Tuesday, 18 January 2011

I speak pidgin technology - tweet tweet (did you see what I did there?)

I feel like an outsider, partially understanding a fraction of what I am doing, but wholly understanding my almost complete ignorance of it! 

I chat on a forum, where advice regarding blogging, tweeting, flickr groups and the linking of all of the aforementioned are common place. People are willing, eager even, to share their knowledge and conect themselves to others wirelessly through this wonderful medium we call the web.  They are a kindly bunch, with much patience, Yoda-ish in their manner.  Yet despite all this sharing of knowledge, I feel, as if much of it, is in some mystical language to which I am not party.  As though some unspoken initiation test has yet to be successfully completed, whereon the fog that is cyberspace, will clear and I will gain understanding and clarity and ultimately Jedi status (well not quite, but you get the drift). 

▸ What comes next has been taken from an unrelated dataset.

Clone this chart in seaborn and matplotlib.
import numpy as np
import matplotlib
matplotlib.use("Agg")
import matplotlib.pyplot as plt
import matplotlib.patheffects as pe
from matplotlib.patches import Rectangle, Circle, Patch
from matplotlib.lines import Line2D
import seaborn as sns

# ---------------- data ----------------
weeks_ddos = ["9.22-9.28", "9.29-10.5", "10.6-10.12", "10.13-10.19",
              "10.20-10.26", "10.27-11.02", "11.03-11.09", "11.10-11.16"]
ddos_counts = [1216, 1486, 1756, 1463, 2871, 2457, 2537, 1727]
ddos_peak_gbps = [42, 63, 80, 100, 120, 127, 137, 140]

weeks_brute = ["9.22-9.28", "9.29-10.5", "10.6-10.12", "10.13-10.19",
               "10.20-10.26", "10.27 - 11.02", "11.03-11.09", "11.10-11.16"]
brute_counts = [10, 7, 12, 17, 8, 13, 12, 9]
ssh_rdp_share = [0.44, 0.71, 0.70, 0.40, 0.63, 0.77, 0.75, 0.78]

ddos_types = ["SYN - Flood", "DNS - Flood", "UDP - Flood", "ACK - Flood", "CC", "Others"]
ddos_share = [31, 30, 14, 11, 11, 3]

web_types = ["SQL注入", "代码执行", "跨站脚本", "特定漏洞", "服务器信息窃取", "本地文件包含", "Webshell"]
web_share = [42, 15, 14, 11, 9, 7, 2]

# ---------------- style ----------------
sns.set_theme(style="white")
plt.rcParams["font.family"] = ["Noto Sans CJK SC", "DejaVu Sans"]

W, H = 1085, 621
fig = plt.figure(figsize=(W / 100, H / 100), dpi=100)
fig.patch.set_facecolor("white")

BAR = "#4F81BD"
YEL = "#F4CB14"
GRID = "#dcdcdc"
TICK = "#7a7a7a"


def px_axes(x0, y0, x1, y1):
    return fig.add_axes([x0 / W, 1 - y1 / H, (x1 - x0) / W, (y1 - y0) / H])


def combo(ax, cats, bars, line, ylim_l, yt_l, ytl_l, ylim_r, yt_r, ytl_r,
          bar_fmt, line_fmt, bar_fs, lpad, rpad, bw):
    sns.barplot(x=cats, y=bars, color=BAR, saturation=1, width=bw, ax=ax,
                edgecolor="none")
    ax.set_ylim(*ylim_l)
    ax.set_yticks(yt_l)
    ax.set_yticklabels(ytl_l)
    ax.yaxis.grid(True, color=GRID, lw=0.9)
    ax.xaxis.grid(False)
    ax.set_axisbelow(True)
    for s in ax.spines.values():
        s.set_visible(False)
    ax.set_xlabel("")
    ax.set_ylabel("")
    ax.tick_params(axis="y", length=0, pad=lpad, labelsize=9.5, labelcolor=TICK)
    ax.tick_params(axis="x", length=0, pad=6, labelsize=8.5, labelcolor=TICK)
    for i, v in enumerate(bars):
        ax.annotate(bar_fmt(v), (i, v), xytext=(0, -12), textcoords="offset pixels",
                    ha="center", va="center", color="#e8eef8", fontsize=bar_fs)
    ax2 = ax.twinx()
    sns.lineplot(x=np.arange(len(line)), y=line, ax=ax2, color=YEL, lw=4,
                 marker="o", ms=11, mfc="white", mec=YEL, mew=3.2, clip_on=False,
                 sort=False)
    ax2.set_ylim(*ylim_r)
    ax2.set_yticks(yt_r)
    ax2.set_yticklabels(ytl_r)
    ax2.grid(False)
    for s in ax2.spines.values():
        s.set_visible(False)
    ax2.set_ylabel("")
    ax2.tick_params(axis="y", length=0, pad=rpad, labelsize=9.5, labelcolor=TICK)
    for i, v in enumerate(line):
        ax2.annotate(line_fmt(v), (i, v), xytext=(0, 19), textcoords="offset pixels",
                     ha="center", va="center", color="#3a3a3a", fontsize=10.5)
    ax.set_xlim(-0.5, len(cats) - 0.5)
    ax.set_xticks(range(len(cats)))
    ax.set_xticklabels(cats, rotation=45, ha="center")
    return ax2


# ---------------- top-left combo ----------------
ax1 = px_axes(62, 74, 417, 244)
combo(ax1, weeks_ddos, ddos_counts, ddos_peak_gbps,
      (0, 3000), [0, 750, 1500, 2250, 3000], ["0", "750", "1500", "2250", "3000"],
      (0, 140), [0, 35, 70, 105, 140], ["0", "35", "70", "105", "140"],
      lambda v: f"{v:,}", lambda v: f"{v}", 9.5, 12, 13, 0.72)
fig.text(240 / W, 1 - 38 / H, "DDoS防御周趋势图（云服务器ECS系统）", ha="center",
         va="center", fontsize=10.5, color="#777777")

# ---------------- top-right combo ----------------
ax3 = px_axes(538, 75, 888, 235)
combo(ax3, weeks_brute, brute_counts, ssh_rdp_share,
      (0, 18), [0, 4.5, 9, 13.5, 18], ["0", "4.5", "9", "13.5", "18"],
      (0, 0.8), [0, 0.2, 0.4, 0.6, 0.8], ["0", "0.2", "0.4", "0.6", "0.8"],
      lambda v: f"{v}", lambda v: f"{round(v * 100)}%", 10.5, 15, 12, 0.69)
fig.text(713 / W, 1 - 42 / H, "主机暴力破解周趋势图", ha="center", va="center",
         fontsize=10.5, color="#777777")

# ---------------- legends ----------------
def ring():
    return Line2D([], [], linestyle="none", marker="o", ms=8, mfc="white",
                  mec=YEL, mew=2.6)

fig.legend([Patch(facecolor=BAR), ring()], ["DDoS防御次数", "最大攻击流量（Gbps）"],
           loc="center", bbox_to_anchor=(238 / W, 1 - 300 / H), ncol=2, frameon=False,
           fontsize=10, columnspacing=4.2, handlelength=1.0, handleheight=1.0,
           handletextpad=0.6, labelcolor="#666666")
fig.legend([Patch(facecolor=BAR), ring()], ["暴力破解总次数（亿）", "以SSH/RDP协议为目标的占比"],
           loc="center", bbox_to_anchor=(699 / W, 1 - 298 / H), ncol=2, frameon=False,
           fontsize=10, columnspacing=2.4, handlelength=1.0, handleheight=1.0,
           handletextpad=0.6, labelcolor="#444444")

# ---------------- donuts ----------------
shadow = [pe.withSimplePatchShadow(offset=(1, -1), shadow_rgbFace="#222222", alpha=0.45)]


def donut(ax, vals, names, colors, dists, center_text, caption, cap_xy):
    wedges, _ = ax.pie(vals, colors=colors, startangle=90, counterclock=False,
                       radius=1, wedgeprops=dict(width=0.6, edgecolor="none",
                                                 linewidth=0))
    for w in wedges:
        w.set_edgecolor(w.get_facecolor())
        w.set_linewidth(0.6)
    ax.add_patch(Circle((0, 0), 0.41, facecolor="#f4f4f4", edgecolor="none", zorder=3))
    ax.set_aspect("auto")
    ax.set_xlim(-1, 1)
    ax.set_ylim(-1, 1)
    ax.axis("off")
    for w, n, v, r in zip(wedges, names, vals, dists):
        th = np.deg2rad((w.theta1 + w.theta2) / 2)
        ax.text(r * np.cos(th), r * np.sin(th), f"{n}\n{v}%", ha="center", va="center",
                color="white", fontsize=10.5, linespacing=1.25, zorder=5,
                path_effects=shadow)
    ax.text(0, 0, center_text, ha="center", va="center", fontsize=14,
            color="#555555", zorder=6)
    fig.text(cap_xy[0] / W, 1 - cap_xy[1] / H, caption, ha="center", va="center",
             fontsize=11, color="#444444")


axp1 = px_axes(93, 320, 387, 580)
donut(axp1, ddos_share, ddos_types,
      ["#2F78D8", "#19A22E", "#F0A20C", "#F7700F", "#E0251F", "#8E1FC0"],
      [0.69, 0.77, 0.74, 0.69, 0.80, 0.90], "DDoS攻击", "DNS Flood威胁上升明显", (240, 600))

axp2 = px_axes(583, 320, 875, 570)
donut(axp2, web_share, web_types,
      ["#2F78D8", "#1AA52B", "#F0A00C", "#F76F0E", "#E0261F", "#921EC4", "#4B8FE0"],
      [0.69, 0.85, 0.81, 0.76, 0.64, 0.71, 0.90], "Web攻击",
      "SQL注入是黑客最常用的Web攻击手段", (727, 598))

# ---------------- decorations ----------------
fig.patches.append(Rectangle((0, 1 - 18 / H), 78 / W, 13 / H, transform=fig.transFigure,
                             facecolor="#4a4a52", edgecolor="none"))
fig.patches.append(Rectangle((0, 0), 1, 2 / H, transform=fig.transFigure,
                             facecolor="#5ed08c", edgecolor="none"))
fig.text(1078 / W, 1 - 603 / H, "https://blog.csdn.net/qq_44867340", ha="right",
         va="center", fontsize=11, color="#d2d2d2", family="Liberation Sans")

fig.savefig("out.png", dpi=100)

I see myself in all my techno-confusion as the character played by Rowan Atkinson in a 'Not the Nine O'clock News' sketch, who is trying to buy new speakers for his sound system (you remember them - built like tanks), only to be humiliated for his ignorance of modernity by the two serving on, who eventually tell him to go home and play his gramophone Grandad!

... and on that note I'm going to dust off one of my old LPs, and have a Marathon bar (what the hell is a Snickers anyway) and no, I am not a Grandma, well not to the best of my knowledge anyway!

Or on second thoughts a large glass of wine!
http://www.gaysiemay.etsy.com/

Thursday, 13 January 2011

Fight may just have been worth it!

Well I finally assembled and poised the lamps around the pop-up light box and hey presto - in the middle of the night, produced not too shabby photos!